An apparent loophole in government rules has caused confusion over whether social clubs are subject to tier three Covid restrictions on serving alcohol.
Pubs and bars in tier three must close unless they serve substantial meals.
But some social clubs are continuing to serve alcohol to members without a substantial meal after their local councils told them it was permitted.
The government said social clubs cannot sell alcohol on the premises unless they serve substantial meals.
There are thousands of members clubs across England, including Conservative clubs, working men's clubs and sports clubs.
Councils in Wirral, Preston and Fylde have all advised social clubs that the discrepancy exists because they hold club premises certificates and not premises licences.
The tier three regulations, which came into effect earlier this month, appeared not to include private members clubs because they operate under a different law which means, in effect, the members own the drink already.
Preston Council posted advice stating membership based social clubs "do not sell alcohol, instead they supply alcohol to their members".
"Therefore the requirement to close does not apply to these premises and nor do these premises need to provide a substantial meal to club members or their guests when they are drinking".
The British Beer and Pub Association's chief executive Emma McClarkin said the organisation was "aware of this inconsistency and are raising it with government to get clarity".
"Given the circumstances they find themselves in, it is vital, more than ever, that pubs have a level-playing field with clear guidance," she added.
Mill Hill Working Men's Club in Blackburn posted on Facebook that it is planning to reopen on Friday, prompting some to celebrate and others to condemn the move.
Blackburn with Darwen has the highest rate of new cases of Covid-19 in England, with 1,176 new cases recorded in the seven days to October 23 - the equivalent of 785.6 cases per 100,000 people.
One person commented on the post, saying: "Surely can't be able to open without selling substantial meals. If this is allowed it will without doubt open a can of worms. If clubs can open then why not pubs?"
Another said: "Out of respect for other publicans you should stay shut".
Club owners responded to one of the comments, saying: "Please read the statement! We contacted the Council!"

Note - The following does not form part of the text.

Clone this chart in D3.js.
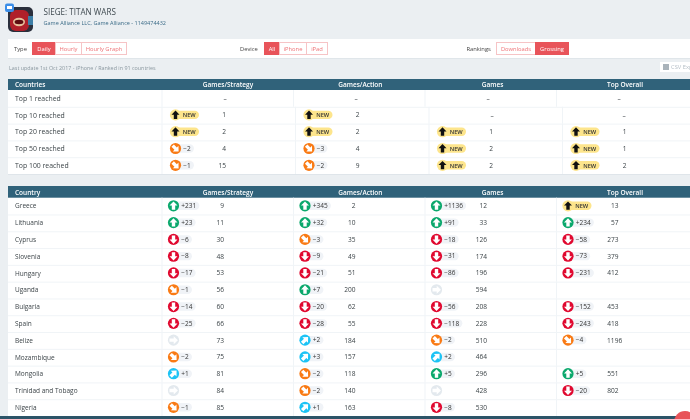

Blackburn with Darwen Council said it is "awaiting urgent clarification" from government "and will provide an update as soon as possible".
Wallasey Conservative Club treasurer Charlie White, 75, said he was "happy to re-open" and "didn't agree with being locked down in the first place".
He said the Wirral club has all the Covid measures in place and is safe but that he thinks the loophole is "likely to be closed soon".
The Association of Conservative Clubs (ACC) noted the confusion on its website but said it does not consider this interpretation of the rules to be "the government's intention".
The ACC, which represents more than 800 clubs, said "the legislation could be amended in the future to close this 'loop hole'".
It is unclear whether social clubs choosing to remain closed will receive the enhanced tier three financial support packages.
The ACC said it "will be heavily pushing" for such clubs to get the enhanced support "even if the actual legislation has become muddled" about whether it had to close.
A spokesperson for the Department of Health and Social Care said: "We are asking everybody to play their part to reduce potential periods of exposure in an indoor environment.
"For areas in very high local alert levels, any pub, bar or other business, including social or members clubs, cannot sell alcohol for consumption on the premises unless it is served alongside a substantial meal."
On Saturday, South Yorkshire joined Greater Manchester, Lancashire and Liverpool City Region in the highest level.
Warrington moved into tier three on Tuesday and will be followed by Nottinghamshire on Friday.